----- Data excerpt -----
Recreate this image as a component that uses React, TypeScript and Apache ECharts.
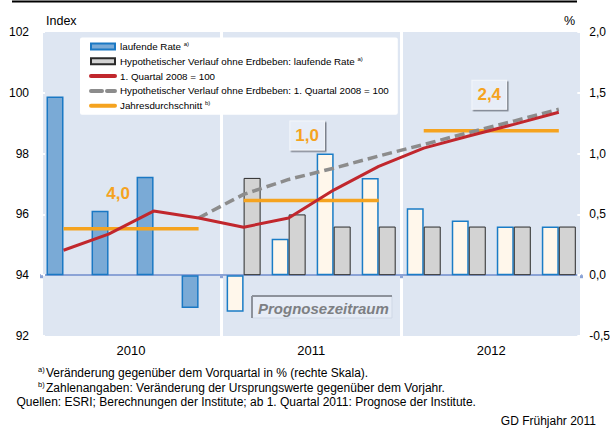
import React, { useEffect, useRef } from 'react';
import * as echarts from 'echarts';

const FONT = '"Liberation Sans", Arial, Helvetica, sans-serif';

// Categories
const quarters = ['I/2010', 'II/2010', 'III/2010', 'IV/2010', 'I/2011', 'II/2011', 'III/2011', 'IV/2011', 'I/2012', 'II/2012', 'III/2012', 'IV/2012'];
const years = ['2010', '2011', '2012'];

// Bars: quarterly change in % (right axis)
const rate = [1.47, 0.53, 0.81, -0.27, -0.3, 0.3, 1.0, 0.8, 0.55, 0.45, 0.4, 0.4];
const hypoRate = [null, null, null, null, 0.8, 0.5, 0.4, 0.4, 0.4, 0.4, 0.4, 0.4];

// Lines: index 1. Quartal 2008 = 100 (left axis)
const indexLevel = [94.82, 95.35, 96.11, 95.88, 95.58, 95.88, 96.8, 97.58, 98.18, 98.58, 98.96, 99.36];
const hypoIndex = [null, null, null, 95.88, 96.66, 97.15, 97.52, 97.92, 98.3, 98.69, 99.07, 99.46];

// Annual averages (index level) and their labels
const annualAvg = [95.53, 96.46, 98.75];
const annualLabels = ['4,0', '1,0', '2,4'];
const forecastStart = 4; // index of first forecast quarter

const NAME_RATE = 'laufende Rate';
const NAME_HRATE = 'Hypothetischer Verlauf ohne Erdbeben: laufende Rate';
const NAME_IDX = '1. Quartal 2008 = 100';
const NAME_HIDX = 'Hypothetischer Verlauf ohne Erdbeben: 1. Quartal 2008 = 100';
const NAME_AVG = 'Jahresdurchschnitt';
const sups: Record<string, string> = { [NAME_RATE]: 'a)', [NAME_HRATE]: 'a)', [NAME_AVG]: 'b)' };

const ORANGE = '#f5a31f';
const RED = '#c1272d';
const GREY = '#8c8c8c';

function buildOption() {
  const labelOffsets: [number, number][] = [[9.5, -35.5], [18.5, -65], [20.5, -36]];
  const avgSeries = annualAvg.map((avg, k) => {
    const boxed = k > 0;
    return {
      name: NAME_AVG,
      type: 'line',
      xAxisIndex: 0,
      yAxisIndex: 0,
      symbol: 'none',
      z: 3,
      lineStyle: { color: ORANGE, width: 3.5 },
      itemStyle: { color: ORANGE },
      data: quarters.map((_, i) => (Math.floor(i / 4) === k ? avg : null)),
      markPoint: {
        symbol: 'circle',
        symbolSize: 1,
        silent: true,
        itemStyle: { color: 'rgba(0,0,0,0)' },
        label: {
          show: true,
          position: 'inside',
          formatter: annualLabels[k],
          offset: labelOffsets[k],
          color: ORANGE,
          fontFamily: FONT,
          fontWeight: 'bold',
          fontSize: 17,
          lineHeight: 19,
          ...(boxed
            ? {
                backgroundColor: '#e7edf7',
                padding: [5, 5, 4, 5],
                borderColor: '#f3f6fb',
                borderWidth: 1,
                shadowColor: 'rgba(90,95,105,0.75)',
                shadowOffsetX: 1.5,
                shadowOffsetY: 1.5,
                shadowBlur: 0,
              }
            : {}),
        },
        data: [{ coord: [quarters[k * 4 + 1], avg], value: avg }],
      },
    };
  });

  const hideSym = { opacity: 0 };

  return {
    animation: false,
    textStyle: { fontFamily: FONT },
    grid: { left: 41, right: 31, top: 32, bottom: 93, show: true, backgroundColor: '#dee6f2', borderWidth: 0 },
    legend: {
      show: true,
      orient: 'vertical',
      left: 80,
      top: 37.5,
      backgroundColor: '#ffffff',
      borderRadius: 2,
      padding: [3.5, 9, 3.5, 9],
      itemGap: 3.8,
      itemWidth: 24,
      itemHeight: 6,
      selectedMode: false,
      data: [
        { name: NAME_RATE, icon: 'rect' },
        { name: NAME_HRATE, icon: 'rect' },
        { name: NAME_IDX, itemStyle: hideSym, lineStyle: { color: RED, width: 4, cap: 'round' } },
        { name: NAME_HIDX, itemStyle: hideSym, lineStyle: { color: GREY, width: 4, type: [11, 5], cap: 'round' } },
        { name: NAME_AVG, itemStyle: hideSym, lineStyle: { color: ORANGE, width: 4, cap: 'round' } },
      ],
      formatter: (name: string) => (sups[name] ? `${name} {s|${sups[name]}}` : name),
      textStyle: {
        fontFamily: FONT,
        fontSize: 9.8,
        color: '#000',
        lineHeight: 11,
        rich: { s: { fontSize: 6, lineHeight: 11, verticalAlign: 'top', fontFamily: FONT, color: '#000' } },
      },
    },
    xAxis: [
      {
        type: 'category',
        data: quarters,
        boundaryGap: true,
        axisLine: { show: true, onZero: true, onZeroAxisIndex: 1, lineStyle: { color: '#8ba3d6', width: 2 } },
        axisTick: { show: true, interval: 3, length: 3, lineStyle: { color: '#8ba3d6', width: 3 } },
        axisLabel: { show: false },
        splitLine: { show: false },
      },
      {
        type: 'category',
        data: years,
        position: 'bottom',
        boundaryGap: true,
        axisLine: { show: false, onZero: false },
        axisTick: { show: false },
        axisLabel: { show: true, margin: 8, fontSize: 13, color: '#000', fontFamily: FONT },
        splitLine: { show: true, lineStyle: { color: '#ffffff', width: 3 } },
      },
    ],
    yAxis: [
      {
        type: 'value',
        position: 'left',
        min: 92,
        max: 102,
        interval: 2,
        axisLine: { show: false },
        axisTick: { show: true, inside: true, length: 4, lineStyle: { color: '#ffffff', width: 2 } },
        axisLabel: { margin: 12, fontSize: 12, color: '#000', fontFamily: FONT },
        splitLine: { show: false },
      },
      {
        type: 'value',
        position: 'right',
        min: -0.5,
        max: 2,
        interval: 0.5,
        axisLine: { show: false },
        axisTick: { show: true, inside: true, length: 4, lineStyle: { color: '#ffffff', width: 2 } },
        axisLabel: {
          margin: 8,
          fontSize: 12,
          color: '#000',
          fontFamily: FONT,
          formatter: (v: number) => v.toFixed(1).replace('.', ','),
        },
        splitLine: { show: false },
      },
    ],
    series: [
      {
        name: NAME_RATE,
        type: 'bar',
        xAxisIndex: 0,
        yAxisIndex: 1,
        barWidth: 17,
        barGap: '0%',
        z: 2,
        itemStyle: { color: '#7aaad6', borderColor: '#1a78c4', borderWidth: 1.5 },
        data: rate.map((v, i) =>
          i >= forecastStart
            ? { value: v, itemStyle: { color: '#fff7eb', borderColor: '#1a7cc6', borderWidth: 1.5 } }
            : v
        ),
      },
      {
        name: NAME_HRATE,
        type: 'bar',
        xAxisIndex: 0,
        yAxisIndex: 1,
        barWidth: 17,
        barGap: '0%',
        z: 2,
        itemStyle: { color: '#d3d3d3', borderColor: '#2a2a2a', borderWidth: 1 },
        data: hypoRate,
      },
      ...avgSeries,
      {
        name: NAME_HIDX,
        type: 'line',
        xAxisIndex: 0,
        yAxisIndex: 0,
        symbol: 'none',
        z: 4,
        lineStyle: { color: GREY, width: 3.5, type: [10, 5] },
        itemStyle: { color: GREY },
        data: hypoIndex,
      },
      {
        name: NAME_IDX,
        type: 'line',
        xAxisIndex: 0,
        yAxisIndex: 0,
        symbol: 'none',
        z: 5,
        lineStyle: { color: RED, width: 3 },
        itemStyle: { color: RED },
        data: indexLevel,
      },
    ],
    graphic: [
      { type: 'line', shape: { x1: 12, y1: 1.5, x2: 577, y2: 1.5 }, style: { stroke: '#000', lineWidth: 2 }, silent: true },
      { type: 'text', x: 46, y: 21, style: { text: 'Index', font: `12.5px ${FONT}`, fill: '#000', textAlign: 'left', textVerticalAlign: 'middle' } },
      { type: 'text', x: 575, y: 21, style: { text: '%', font: `12.5px ${FONT}`, fill: '#000', textAlign: 'right', textVerticalAlign: 'middle' } },
      {
        type: 'group',
        x: 252,
        y: 296,
        z: 10,
        children: [
          { type: 'rect', shape: { x: 0, y: 0, width: 140, height: 22 }, style: { fill: '#e6ecf6', stroke: '#cfd8e6', lineWidth: 1 } },
          { type: 'line', shape: { x1: 0, y1: 0, x2: 140, y2: 0 }, style: { stroke: '#8d929b', lineWidth: 2 } },
          { type: 'line', shape: { x1: 0, y1: 0, x2: 0, y2: 22 }, style: { stroke: '#8d929b', lineWidth: 2 } },
          {
            type: 'text',
            x: 6,
            y: 12,
            style: { text: 'Prognosezeitraum', font: `italic bold 15px ${FONT}`, fill: '#7d7f83', textAlign: 'left', textVerticalAlign: 'middle' },
          },
        ],
      },
      { type: 'text', x: 38, y: 369, style: { text: 'a)', font: `7.5px ${FONT}`, fill: '#000', textAlign: 'left', textVerticalAlign: 'middle' } },
      { type: 'text', x: 46, y: 372.5, style: { text: 'Veränderung gegenüber dem Vorquartal in % (rechte Skala).', font: `12px ${FONT}`, fill: '#000', textAlign: 'left', textVerticalAlign: 'middle' } },
      { type: 'text', x: 38, y: 384, style: { text: 'b)', font: `7.5px ${FONT}`, fill: '#000', textAlign: 'left', textVerticalAlign: 'middle' } },
      { type: 'text', x: 46, y: 387.5, style: { text: 'Zahlenangaben: Veränderung der Ursprungswerte gegenüber dem Vorjahr.', font: `12px ${FONT}`, fill: '#000', textAlign: 'left', textVerticalAlign: 'middle' } },
      { type: 'text', x: 16.5, y: 402, style: { text: 'Quellen: ESRI; Berechnungen der Institute; ab 1. Quartal 2011: Prognose der Institute.', font: `12px ${FONT}`, fill: '#000', textAlign: 'left', textVerticalAlign: 'middle' } },
      { type: 'text', x: 596, y: 421, style: { text: 'GD Frühjahr 2011', font: `12px ${FONT}`, fill: '#000', textAlign: 'right', textVerticalAlign: 'middle' } },
    ],
  };
}

export default function App() {
  const ref = useRef<HTMLDivElement>(null);
  useEffect(() => {
    if (!ref.current) return;
    const chart = echarts.init(ref.current, null, { renderer: 'svg' });
    chart.setOption(buildOption() as any);
    return () => chart.dispose();
  }, []);
  return (
    <div
      ref={ref}
      style={{ position: 'fixed', left: 0, top: 0, width: 613, height: 429, background: '#ffffff' }}
    />
  );
}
-----
[What you need to do]
Repeat, word for word and with no pictures, only the lines running from the beginning of the data to the line that contains "0.4, 0.4, 0.4];".

[Task result]
Recreate this image as a component that uses React, TypeScript and Apache ECharts.
import React, { useEffect, useRef } from 'react';
import * as echarts from 'echarts';

const FONT = '"Liberation Sans", Arial, Helvetica, sans-serif';

// Categories
const quarters = ['I/2010', 'II/2010', 'III/2010', 'IV/2010', 'I/2011', 'II/2011', 'III/2011', 'IV/2011', 'I/2012', 'II/2012', 'III/2012', 'IV/2012'];
const years = ['2010', '2011', '2012'];

// Bars: quarterly change in % (right axis)
const rate = [1.47, 0.53, 0.81, -0.27, -0.3, 0.3, 1.0, 0.8, 0.55, 0.45, 0.4, 0.4];
const hypoRate = [null, null, null, null, 0.8, 0.5, 0.4, 0.4, 0.4, 0.4, 0.4, 0.4];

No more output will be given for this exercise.